::: Provided data

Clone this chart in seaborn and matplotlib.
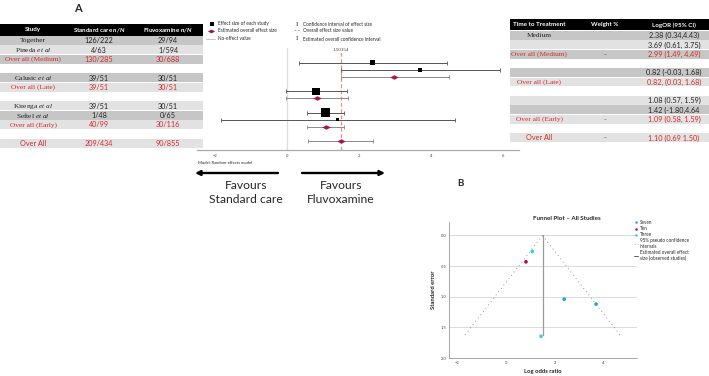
import numpy as np
import pandas as pd
import matplotlib
matplotlib.use("Agg")
import matplotlib.pyplot as plt
import seaborn as sns
from matplotlib.lines import Line2D
from matplotlib.path import Path
from matplotlib.patches import Rectangle

sns.set_theme(style="white")
plt.rcParams['font.family'] = ['Lato', 'DejaVu Sans']
plt.rcParams['mathtext.fontset'] = 'custom'
plt.rcParams['mathtext.rm'] = 'Liberation Serif'
plt.rcParams['mathtext.it'] = 'Liberation Serif:italic'
plt.rcParams['mathtext.sf'] = 'Lato:italic:bold'

# ---- data ----
# left table (A)
study_names = ["Together", r"Pineda $\mathit{et\ al}$", "Over all (Medium)",
               r"Calusic $\mathit{et\ al}$", "Over all (Late)",
               r"Kirenga $\mathit{et\ al}$", r"Seftel $\mathit{et\ al}$", "Over all (Early)",
               "Over All"]
standard_care = ["126/222", "4/63", "130/285", "39/51", "39/51", "39/51", "1/48", "40/99", "209/434"]
fluvoxamine = ["29/94", "1/594", "30/688", "30/51", "30/51", "30/51", "0/65", "30/116", "90/855"]
is_overall = [False, False, True, False, True, False, False, True, True]

# right table (A)
time_to_treatment = ["Medium", "", "Over all (Medium)", "", "Over all (Late)", "", "", "Over all (Early)", "Over All"]
weight_pct = ["", "", "-", "", "", "", "", "-", "-"]
logor_ci = ["2.38 (0.34,4.43)", "3.69 (0.61, 3.75)", "2.99 (1.49, 4.49)",
            "0.82 (-0.03, 1.68)", "0.82, (0.03, 1.68)",
            "1.08 (0.57, 1.59)", "1.42 (-1.80,4.64", "1.09 (0.58, 1.59)",
            "1.10 (0.69 1.50)"]

# forest plot values
forest_est = [2.38, 3.69, 2.97, 0.80, 0.82, 1.07, 1.41, 1.09, 1.50]
forest_lo = [0.32, 1.49, 1.49, -0.04, -0.03, 0.56, -1.82, 0.56, 0.58]
forest_hi = [4.43, 5.90, 4.49, 1.67, 1.68, 1.59, 4.66, 1.59, 2.39]
overall_effect = 1.50154

# funnel plot (B)
funnel_logor = [2.39, 3.70, 0.82, 1.08, 1.44]
funnel_se = [1.04, 1.12, 0.43, 0.26, 1.645]
funnel_group = ["Seven", "Seven", "Ten", "Three", "Three"]
funnel_pooled = 1.50
funnel_se_max = 1.645

# ---- layout / style ----
row_slot = [1, 2, 3, 5, 6, 8, 9, 10, 12]
row_dark = [True, False, True, True, False, False, True, False, False]
square_px = [4.7, 4.0, 7.3, 8.7, 3.3]   # weight of each study square
RED = "#d42a2a"
DARK = "#c6c6c6"
LIGHT = "#e2e2e2"
DIAM = "#a3174f"
SERIF = "Liberation Serif"
SERIF_SIZE = 5.3

W, H = 709, 376
fig = plt.figure(figsize=(W / 100, H / 100), dpi=100)


def px_axes(x0, y0, x1, y1):
    return fig.add_axes([x0 / W, 1 - y1 / H, (x1 - x0) / W, (y1 - y0) / H])


bg = px_axes(0, 0, W, H)
bg.set_xlim(0, W)
bg.set_ylim(H, 0)
bg.axis("off")

# ---- left table ----
RH = 9.35
bg.add_patch(Rectangle((0, 24), 203, 11.5, color="black", lw=0))
for x, t in zip([33, 99, 168], ["Study", r"Standard care $\mathsf{n/N}$", r"Fluvoxamine $\mathsf{n/N}$"]):
    bg.text(x, 29.8, t, color="white", fontsize=4.5, fontweight="bold", ha="center", va="center")
for i, slot in enumerate(row_slot):
    top = 36 + (slot - 1) * RH
    bg.add_patch(Rectangle((0, top), 203, RH - 0.4, color=DARK if row_dark[i] else LIGHT, lw=0))
    col = RED if is_overall[i] else "#222222"
    yc = top + RH / 2
    if study_names[i] == "Over All":
        bg.text(33, yc, study_names[i], color=col, fontsize=5.2, ha="center", va="center")
    else:
        bg.text(33, yc, study_names[i], color=col, fontsize=SERIF_SIZE, family=SERIF,
                ha="center", va="center")
    bg.text(99, yc, standard_care[i], color=col, fontsize=5.2, ha="center", va="center")
    bg.text(168, yc, fluvoxamine[i], color=col, fontsize=5.2, ha="center", va="center")

# ---- right table ----
RH2 = 9.3
bg.add_patch(Rectangle((510, 19), 199, 11.2, color="black", lw=0))
for x, t in zip([539, 605, 674], ["Time to Treatment", "Weight %", "LogOR (95% CI)"]):
    bg.text(x, 24.8, t, color="white", fontsize=4.5, fontweight="bold", ha="center", va="center")
for i, slot in enumerate(row_slot):
    top = 31 + (slot - 1) * RH2
    bg.add_patch(Rectangle((510, top), 199, RH2 - 0.4, color=DARK if row_dark[i] else LIGHT, lw=0))
    col = RED if is_overall[i] else "#222222"
    yc = top + RH2 / 2
    if time_to_treatment[i] == "Over All":
        bg.text(539, yc, time_to_treatment[i], color=col, fontsize=5.2, ha="center", va="center")
    else:
        bg.text(539, yc, time_to_treatment[i], color=col, fontsize=SERIF_SIZE, family=SERIF,
                ha="center", va="center")
    bg.text(605, yc, weight_pct[i], color=col, fontsize=5.2, ha="center", va="center")
    bg.text(674, yc, logor_ci[i], color=col, fontsize=5.2, ha="center", va="center")

# ---- forest plot ----
fa = px_axes(197, 48, 519, 150)
fa.set_facecolor("none")
fslot = [s - 1 for s in row_slot]
est = np.array(forest_est)
lo = np.array(forest_lo)
hi = np.array(forest_hi)
study_idx = [i for i in range(9) if not is_overall[i]]
over_idx = [i for i in range(9) if is_overall[i]]

fa.axvline(0, color="#dddddd", lw=0.9, zorder=0)
fa.axvline(overall_effect, ymin=0, ymax=0.96, color="#f08a8a", lw=0.9, ls=(0, (3, 2)), zorder=0)
fa.text(overall_effect, -1.75, f"{overall_effect:.5f}", fontsize=3.6, family=SERIF,
        ha="center", va="center", color="#333333")

for idx, ec in [(study_idx, "#555555"), (over_idx, "#8a8a8a")]:
    fa.errorbar(est[idx], np.array(fslot)[idx], xerr=[est[idx] - lo[idx], hi[idx] - est[idx]],
                fmt="none", ecolor=ec, elinewidth=0.7, capsize=1.3, capthick=0.6, zorder=2)

df_st = pd.DataFrame({"est": est[study_idx], "row": np.array(fslot)[study_idx]})
sns.scatterplot(data=df_st, x="est", y="row", marker="s", color="black", linewidth=0,
                s=[(p * 0.72) ** 2 for p in square_px], ax=fa, zorder=3)
diamond = Path([(-1, 0), (0, 0.55), (1, 0), (0, -0.55), (-1, 0)])
df_ov = pd.DataFrame({"est": est[over_idx], "row": np.array(fslot)[over_idx]})
sns.scatterplot(data=df_ov, x="est", y="row", marker=diamond, color=DIAM, linewidth=0,
                s=36, ax=fa, zorder=3)

fa.set_xlim(-2.5, 6.44)
fa.set_ylim(12.26, -2.06)
fa.set_xticks([-2, 0, 2, 4, 6])
fa.set_yticks([])
fa.set_xlabel("")
fa.set_ylabel("")
fa.tick_params(axis="x", labelsize=3, colors="#444444", length=1.2, width=0.4, pad=1.5)
for s in ["top", "right", "left"]:
    fa.spines[s].set_visible(False)
fa.spines["bottom"].set_color("#aaaaaa")
fa.spines["bottom"].set_linewidth(0.9)

# forest legend
bg.scatter([212], [24], marker="s", s=6, color="black", lw=0)
bg.scatter([211], [31], marker=diamond, s=26, color=DIAM, lw=0)
bg.plot([206, 215], [39, 39], color="#bbbbbb", lw=0.6)
bg.text(218, 24, "Effect size of each study", fontsize=3.4, va="center")
bg.text(218, 31, "Estimated overall effect size", fontsize=3.4, va="center")
bg.text(218, 39, "No-effect value", fontsize=3.4, va="center")
bg.text(297, 24, "I", fontsize=4.5, family="DejaVu Serif", ha="center", va="center", color="#333333")
bg.plot([294, 300], [30, 30], color="#f08a8a", lw=0.7, ls=(0, (2, 1.5)))
bg.text(297, 39, "I", fontsize=4.5, family="DejaVu Serif", ha="center", va="center", color="#333333")
bg.text(303, 24, "Confidence interval of effect size", fontsize=3.4, va="center")
bg.text(303, 30, "Overall effect size value", fontsize=3.4, va="center")
bg.text(303, 39.5, "Estimated overall confidence interval", fontsize=3.4, va="center")
bg.text(198, 163, "Model: Random-effects model", fontsize=3.0, va="center")

# favours arrows
bg.annotate("", xy=(195, 173), xytext=(278, 173),
            arrowprops=dict(arrowstyle="-|>", lw=1.7, color="black", mutation_scale=7, shrinkA=0, shrinkB=0))
bg.annotate("", xy=(385, 173), xytext=(302, 173),
            arrowprops=dict(arrowstyle="-|>", lw=1.7, color="black", mutation_scale=7, shrinkA=0, shrinkB=0))
bg.text(246, 192.5, "Favours\nStandard care", fontsize=8.7, ha="center", va="center", linespacing=1.35)
bg.text(341, 192.5, "Favours\nFluvoxamine", fontsize=8.7, ha="center", va="center", linespacing=1.35)

bg.text(78, 8, "A", fontsize=8, fontweight="bold", ha="center", va="center")
bg.text(460, 183, "B", fontsize=7, fontweight="bold", ha="center", va="center")

# ---- funnel plot ----
fu = px_axes(449, 222, 637, 358)
fu.set_facecolor("none")
for g in [0, 0.5, 1.0, 1.5]:
    fu.axhline(g, color="#d4d4d4", lw=0.6, zorder=0)
se_line = np.array([0, funnel_se_max])
fu.plot(funnel_pooled - 1.96 * se_line, se_line, color="#777777", lw=0.6, ls=(0, (1, 4)))
fu.plot(funnel_pooled + 1.96 * se_line, se_line, color="#777777", lw=0.6, ls=(0, (1, 4)))
fu.plot([funnel_pooled, funnel_pooled], [0, 1.62], color="#9a9a9a", lw=0.9)

pal = {"Seven": "#1fa2e6", "Ten": "#b0103c", "Three": "#2dd3e0"}
df_fu = pd.DataFrame({"logor": funnel_logor, "se": funnel_se, "group": funnel_group})
sns.scatterplot(data=df_fu, x="logor", y="se", hue="group", palette=pal, s=7, linewidth=0,
                legend=False, ax=fu, zorder=3)
fu.set_xlim(-2.34, 5.38)
fu.set_ylim(2.0, -0.22)
fu.set_xticks([-2, 0, 2, 4])
fu.set_yticks([0, 0.5, 1.0, 1.5, 2.0])
fu.set_yticklabels(["0.0", "0.5", "1.0", "1.5", "2.0"])
fu.tick_params(labelsize=3, colors="#444444", length=0, pad=2)
fu.set_xlabel("Log odds ratio", fontsize=4.2, fontweight="bold", labelpad=3, color="#222222")
fu.set_ylabel("Standard error", fontsize=4.2, fontweight="bold", labelpad=3, color="#222222")
for s in ["top", "right"]:
    fu.spines[s].set_visible(False)
for s in ["left", "bottom"]:
    fu.spines[s].set_color("#999999")
    fu.spines[s].set_linewidth(0.6)
bg.text(567, 218, "Funnel Plot – All Studies", fontsize=4.5, fontweight="bold", ha="center", va="center")

handles = [Line2D([], [], marker="o", ls="", color=pal[k], markersize=1.8, markeredgewidth=0) for k in ["Seven", "Ten", "Three"]]
handles += [Line2D([], [], color="#777777", lw=0.6, ls=(0, (1, 3))),
            Line2D([], [], color="#444444", lw=0.6)]
fig.legend(handles, ["Seven", "Ten", "Three", "95% pseudo confidence\nintervals",
                     "Estimated overall effect\nsize (observed studies)"],
           loc="upper left", bbox_to_anchor=(634 / W, 1 - 220 / H), fontsize=3.3, frameon=False,
           handlelength=0.8, handletextpad=0.5, labelspacing=0.25, borderaxespad=0, borderpad=0)

fig.savefig("out.png", dpi=100)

::::::

Only the lines from the start of the material through the line containing "from matplotlib.patches import Rectangle" should be transcribed. Pictures stay out.

Clone this chart in seaborn and matplotlib.
import numpy as np
import pandas as pd
import matplotlib
matplotlib.use("Agg")
import matplotlib.pyplot as plt
import seaborn as sns
from matplotlib.lines import Line2D
from matplotlib.path import Path
from matplotlib.patches import Rectangle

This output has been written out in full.